» Problem details: Quote every line of the data below as it stands, omitting pictures.
:: Raw data ::
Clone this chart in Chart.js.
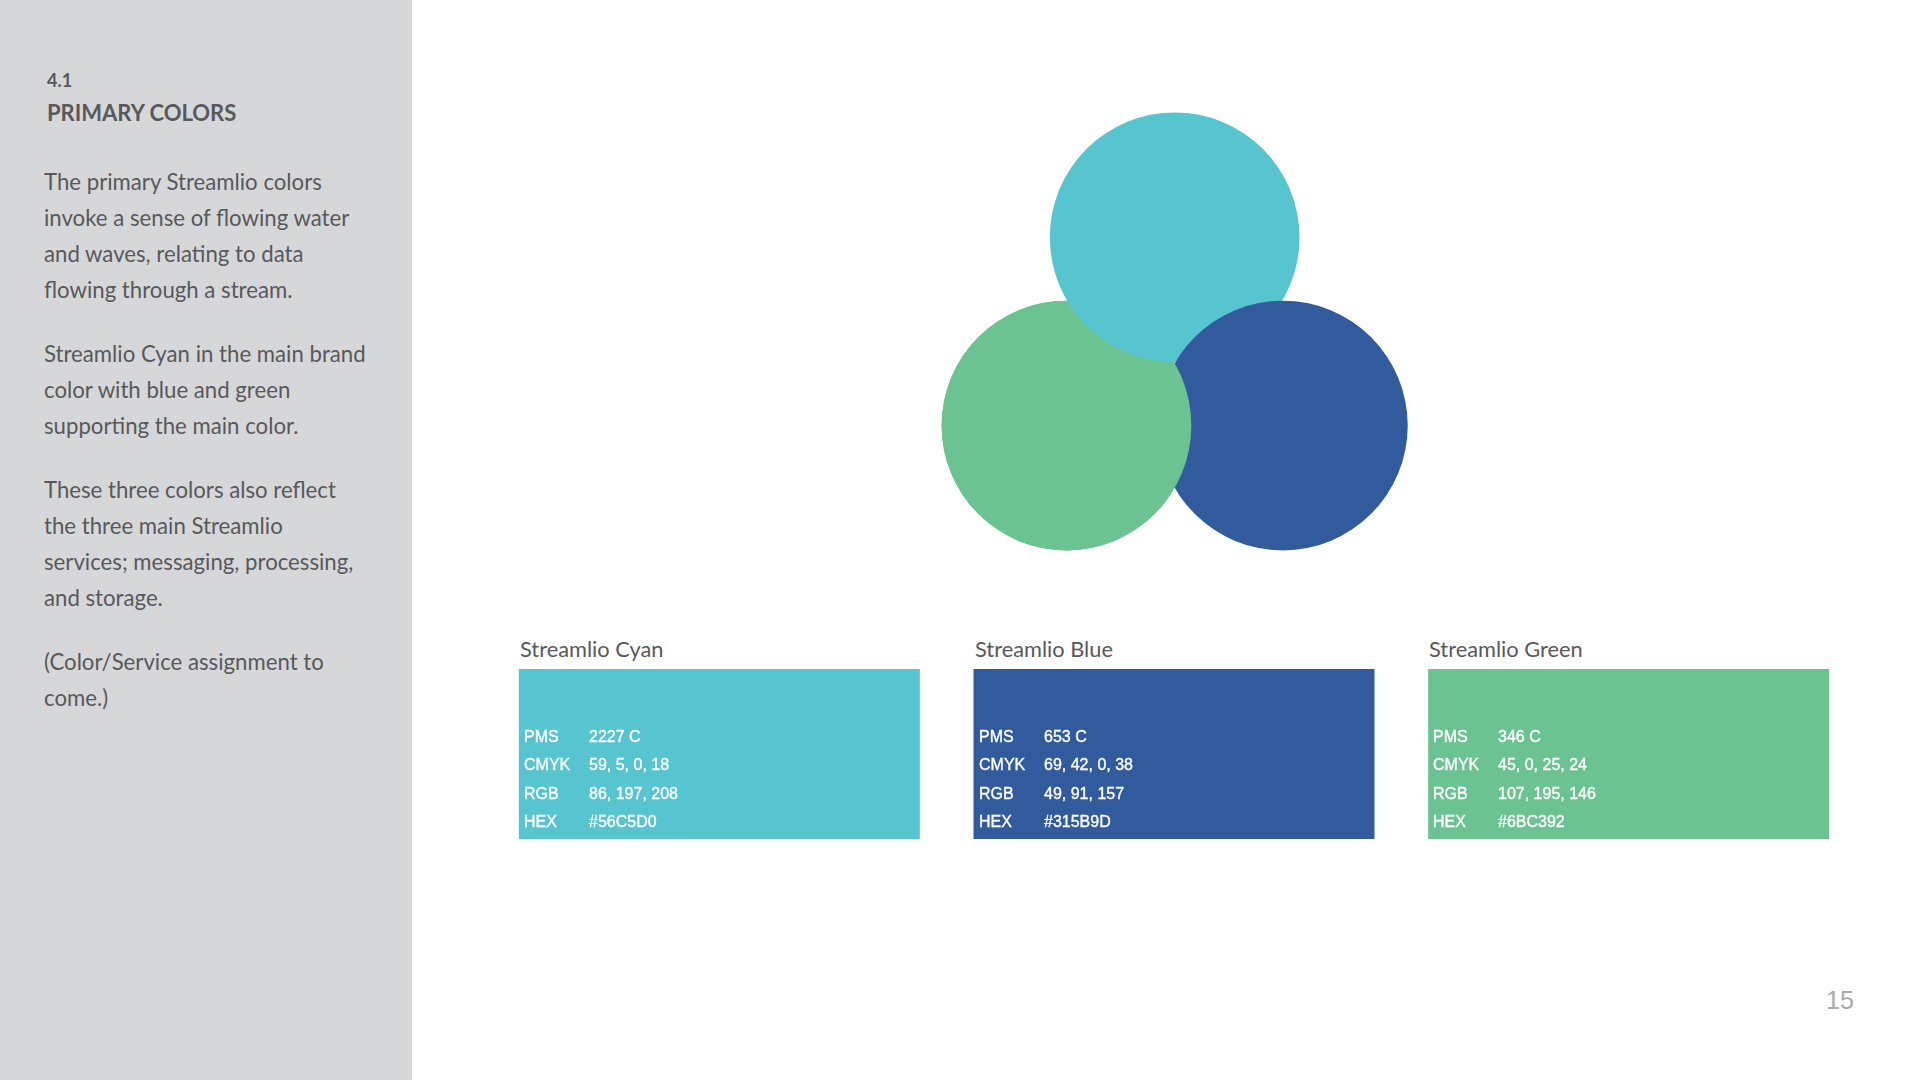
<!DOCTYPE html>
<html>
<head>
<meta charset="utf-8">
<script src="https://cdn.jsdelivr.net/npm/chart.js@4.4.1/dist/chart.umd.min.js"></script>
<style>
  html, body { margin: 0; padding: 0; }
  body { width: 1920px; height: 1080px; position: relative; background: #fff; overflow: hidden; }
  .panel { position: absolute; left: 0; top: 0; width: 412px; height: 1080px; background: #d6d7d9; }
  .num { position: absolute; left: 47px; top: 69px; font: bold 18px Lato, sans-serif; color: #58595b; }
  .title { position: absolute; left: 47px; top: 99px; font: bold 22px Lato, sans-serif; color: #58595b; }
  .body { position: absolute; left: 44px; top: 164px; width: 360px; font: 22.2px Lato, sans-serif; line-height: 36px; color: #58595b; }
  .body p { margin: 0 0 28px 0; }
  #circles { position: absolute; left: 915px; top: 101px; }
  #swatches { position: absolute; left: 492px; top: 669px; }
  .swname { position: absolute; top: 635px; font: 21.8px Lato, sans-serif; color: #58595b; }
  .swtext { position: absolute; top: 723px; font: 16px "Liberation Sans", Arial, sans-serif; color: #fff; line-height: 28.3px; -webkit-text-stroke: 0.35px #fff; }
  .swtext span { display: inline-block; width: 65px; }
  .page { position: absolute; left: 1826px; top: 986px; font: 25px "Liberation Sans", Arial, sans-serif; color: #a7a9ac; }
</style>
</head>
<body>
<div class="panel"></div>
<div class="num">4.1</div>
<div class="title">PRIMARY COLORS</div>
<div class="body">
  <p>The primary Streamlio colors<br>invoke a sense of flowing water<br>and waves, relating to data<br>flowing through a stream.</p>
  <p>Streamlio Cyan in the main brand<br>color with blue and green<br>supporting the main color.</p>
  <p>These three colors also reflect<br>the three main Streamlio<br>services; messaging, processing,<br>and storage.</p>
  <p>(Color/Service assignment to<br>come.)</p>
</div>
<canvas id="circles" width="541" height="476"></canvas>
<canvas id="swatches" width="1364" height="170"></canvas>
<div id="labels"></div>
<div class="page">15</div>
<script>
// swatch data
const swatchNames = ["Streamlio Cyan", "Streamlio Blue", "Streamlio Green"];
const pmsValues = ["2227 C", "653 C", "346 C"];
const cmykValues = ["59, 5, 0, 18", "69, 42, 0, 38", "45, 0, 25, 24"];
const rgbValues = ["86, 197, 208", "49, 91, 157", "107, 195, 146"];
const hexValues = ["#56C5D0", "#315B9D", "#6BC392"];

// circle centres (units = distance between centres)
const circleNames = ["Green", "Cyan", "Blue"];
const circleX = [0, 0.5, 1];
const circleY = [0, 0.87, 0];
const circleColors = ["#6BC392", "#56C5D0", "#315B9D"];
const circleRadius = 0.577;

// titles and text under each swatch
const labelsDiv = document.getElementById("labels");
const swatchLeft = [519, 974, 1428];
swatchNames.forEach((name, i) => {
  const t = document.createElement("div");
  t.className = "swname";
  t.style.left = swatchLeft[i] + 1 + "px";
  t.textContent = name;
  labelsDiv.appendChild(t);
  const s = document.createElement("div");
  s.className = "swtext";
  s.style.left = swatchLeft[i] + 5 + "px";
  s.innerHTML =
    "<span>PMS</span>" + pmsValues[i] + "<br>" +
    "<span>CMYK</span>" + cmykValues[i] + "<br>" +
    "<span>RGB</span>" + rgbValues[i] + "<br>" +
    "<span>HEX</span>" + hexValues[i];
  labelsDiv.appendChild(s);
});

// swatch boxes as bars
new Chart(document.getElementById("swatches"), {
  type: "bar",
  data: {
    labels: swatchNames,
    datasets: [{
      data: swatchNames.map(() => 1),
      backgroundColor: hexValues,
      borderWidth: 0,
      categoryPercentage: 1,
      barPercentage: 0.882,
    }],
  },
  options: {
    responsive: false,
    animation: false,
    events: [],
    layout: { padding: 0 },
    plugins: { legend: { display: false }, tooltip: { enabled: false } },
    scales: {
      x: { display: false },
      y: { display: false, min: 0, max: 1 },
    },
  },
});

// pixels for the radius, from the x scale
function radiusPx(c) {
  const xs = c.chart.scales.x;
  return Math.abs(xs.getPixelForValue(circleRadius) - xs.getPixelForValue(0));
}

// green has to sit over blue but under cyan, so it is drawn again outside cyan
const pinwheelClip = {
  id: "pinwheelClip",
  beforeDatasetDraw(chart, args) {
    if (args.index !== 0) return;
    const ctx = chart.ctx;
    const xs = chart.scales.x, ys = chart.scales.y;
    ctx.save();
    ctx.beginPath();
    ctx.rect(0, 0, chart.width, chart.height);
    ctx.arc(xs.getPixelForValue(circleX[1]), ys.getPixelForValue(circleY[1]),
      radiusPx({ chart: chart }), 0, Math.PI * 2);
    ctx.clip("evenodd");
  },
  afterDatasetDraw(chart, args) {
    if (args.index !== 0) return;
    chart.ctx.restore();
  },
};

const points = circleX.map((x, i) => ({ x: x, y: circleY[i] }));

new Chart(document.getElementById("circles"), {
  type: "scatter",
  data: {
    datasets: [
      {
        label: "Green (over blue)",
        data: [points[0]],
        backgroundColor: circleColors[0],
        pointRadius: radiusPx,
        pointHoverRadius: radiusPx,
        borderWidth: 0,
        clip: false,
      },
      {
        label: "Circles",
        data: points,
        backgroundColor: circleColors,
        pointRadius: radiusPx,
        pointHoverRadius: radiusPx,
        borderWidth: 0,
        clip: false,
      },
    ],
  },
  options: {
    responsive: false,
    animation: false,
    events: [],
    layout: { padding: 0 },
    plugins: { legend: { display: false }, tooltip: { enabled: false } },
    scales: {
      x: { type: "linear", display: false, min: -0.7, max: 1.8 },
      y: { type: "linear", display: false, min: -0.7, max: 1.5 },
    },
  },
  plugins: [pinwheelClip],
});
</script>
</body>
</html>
:::
» Exercise answer:
Clone this chart in Chart.js.
<!DOCTYPE html>
<html>
<head>
<meta charset="utf-8">
<script src="https://cdn.jsdelivr.net/npm/chart.js@4.4.1/dist/chart.umd.min.js"></script>
<style>
  html, body { margin: 0; padding: 0; }
  body { width: 1920px; height: 1080px; position: relative; background: #fff; overflow: hidden; }
  .panel { position: absolute; left: 0; top: 0; width: 412px; height: 1080px; background: #d6d7d9; }
  .num { position: absolute; left: 47px; top: 69px; font: bold 18px Lato, sans-serif; color: #58595b; }
  .title { position: absolute; left: 47px; top: 99px; font: bold 22px Lato, sans-serif; color: #58595b; }
  .body { position: absolute; left: 44px; top: 164px; width: 360px; font: 22.2px Lato, sans-serif; line-height: 36px; color: #58595b; }
  .body p { margin: 0 0 28px 0; }
  #circles { position: absolute; left: 915px; top: 101px; }
  #swatches { position: absolute; left: 492px; top: 669px; }
  .swname { position: absolute; top: 635px; font: 21.8px Lato, sans-serif; color: #58595b; }
  .swtext { position: absolute; top: 723px; font: 16px "Liberation Sans", Arial, sans-serif; color: #fff; line-height: 28.3px; -webkit-text-stroke: 0.35px #fff; }
  .swtext span { display: inline-block; width: 65px; }
  .page { position: absolute; left: 1826px; top: 986px; font: 25px "Liberation Sans", Arial, sans-serif; color: #a7a9ac; }
</style>
</head>
<body>
<div class="panel"></div>
<div class="num">4.1</div>
<div class="title">PRIMARY COLORS</div>
<div class="body">
  <p>The primary Streamlio colors<br>invoke a sense of flowing water<br>and waves, relating to data<br>flowing through a stream.</p>
  <p>Streamlio Cyan in the main brand<br>color with blue and green<br>supporting the main color.</p>
  <p>These three colors also reflect<br>the three main Streamlio<br>services; messaging, processing,<br>and storage.</p>
  <p>(Color/Service assignment to<br>come.)</p>
</div>
<canvas id="circles" width="541" height="476"></canvas>
<canvas id="swatches" width="1364" height="170"></canvas>
<div id="labels"></div>
<div class="page">15</div>
<script>
// swatch data
const swatchNames = ["Streamlio Cyan", "Streamlio Blue", "Streamlio Green"];
const pmsValues = ["2227 C", "653 C", "346 C"];
const cmykValues = ["59, 5, 0, 18", "69, 42, 0, 38", "45, 0, 25, 24"];
const rgbValues = ["86, 197, 208", "49, 91, 157", "107, 195, 146"];
const hexValues = ["#56C5D0", "#315B9D", "#6BC392"];

// circle centres (units = distance between centres)
const circleNames = ["Green", "Cyan", "Blue"];
const circleX = [0, 0.5, 1];
const circleY = [0, 0.87, 0];
const circleColors = ["#6BC392", "#56C5D0", "#315B9D"];
const circleRadius = 0.577;

// titles and text under each swatch
const labelsDiv = document.getElementById("labels");
const swatchLeft = [519, 974, 1428];
swatchNames.forEach((name, i) => {
  const t = document.createElement("div");
  t.className = "swname";
  t.style.left = swatchLeft[i] + 1 + "px";
  t.textContent = name;
  labelsDiv.appendChild(t);
  const s = document.createElement("div");
  s.className = "swtext";
  s.style.left = swatchLeft[i] + 5 + "px";
  s.innerHTML =
    "<span>PMS</span>" + pmsValues[i] + "<br>" +
    "<span>CMYK</span>" + cmykValues[i] + "<br>" +
    "<span>RGB</span>" + rgbValues[i] + "<br>" +
    "<span>HEX</span>" + hexValues[i];
  labelsDiv.appendChild(s);
});

// swatch boxes as bars
new Chart(document.getElementById("swatches"), {
  type: "bar",
  data: {
    labels: swatchNames,
    datasets: [{
      data: swatchNames.map(() => 1),
      backgroundColor: hexValues,
      borderWidth: 0,
      categoryPercentage: 1,
      barPercentage: 0.882,
    }],
  },
  options: {
    responsive: false,
    animation: false,
    events: [],
    layout: { padding: 0 },
    plugins: { legend: { display: false }, tooltip: { enabled: false } },
    scales: {
      x: { display: false },
      y: { display: false, min: 0, max: 1 },
    },
  },
});

// pixels for the radius, from the x scale
function radiusPx(c) {
  const xs = c.chart.scales.x;
  return Math.abs(xs.getPixelForValue(circleRadius) - xs.getPixelForValue(0));
}

// green has to sit over blue but under cyan, so it is drawn again outside cyan
const pinwheelClip = {
  id: "pinwheelClip",
  beforeDatasetDraw(chart, args) {
    if (args.index !== 0) return;
    const ctx = chart.ctx;
    const xs = chart.scales.x, ys = chart.scales.y;
    ctx.save();
    ctx.beginPath();
    ctx.rect(0, 0, chart.width, chart.height);
    ctx.arc(xs.getPixelForValue(circleX[1]), ys.getPixelForValue(circleY[1]),
      radiusPx({ chart: chart }), 0, Math.PI * 2);
    ctx.clip("evenodd");
  },
  afterDatasetDraw(chart, args) {
    if (args.index !== 0) return;
    chart.ctx.restore();
  },
};

const points = circleX.map((x, i) => ({ x: x, y: circleY[i] }));

new Chart(document.getElementById("circles"), {
  type: "scatter",
  data: {
    datasets: [
      {
        label: "Green (over blue)",
        data: [points[0]],
        backgroundColor: circleColors[0],
        pointRadius: radiusPx,
        pointHoverRadius: radiusPx,
        borderWidth: 0,
        clip: false,
      },
      {
        label: "Circles",
        data: points,
        backgroundColor: circleColors,
        pointRadius: radiusPx,
        pointHoverRadius: radiusPx,
        borderWidth: 0,
        clip: false,
      },
    ],
  },
  options: {
    responsive: false,
    animation: false,
    events: [],
    layout: { padding: 0 },
    plugins: { legend: { display: false }, tooltip: { enabled: false } },
    scales: {
      x: { type: "linear", display: false, min: -0.7, max: 1.8 },
      y: { type: "linear", display: false, min: -0.7, max: 1.5 },
    },
  },
  plugins: [pinwheelClip],
});
</script>
</body>
</html>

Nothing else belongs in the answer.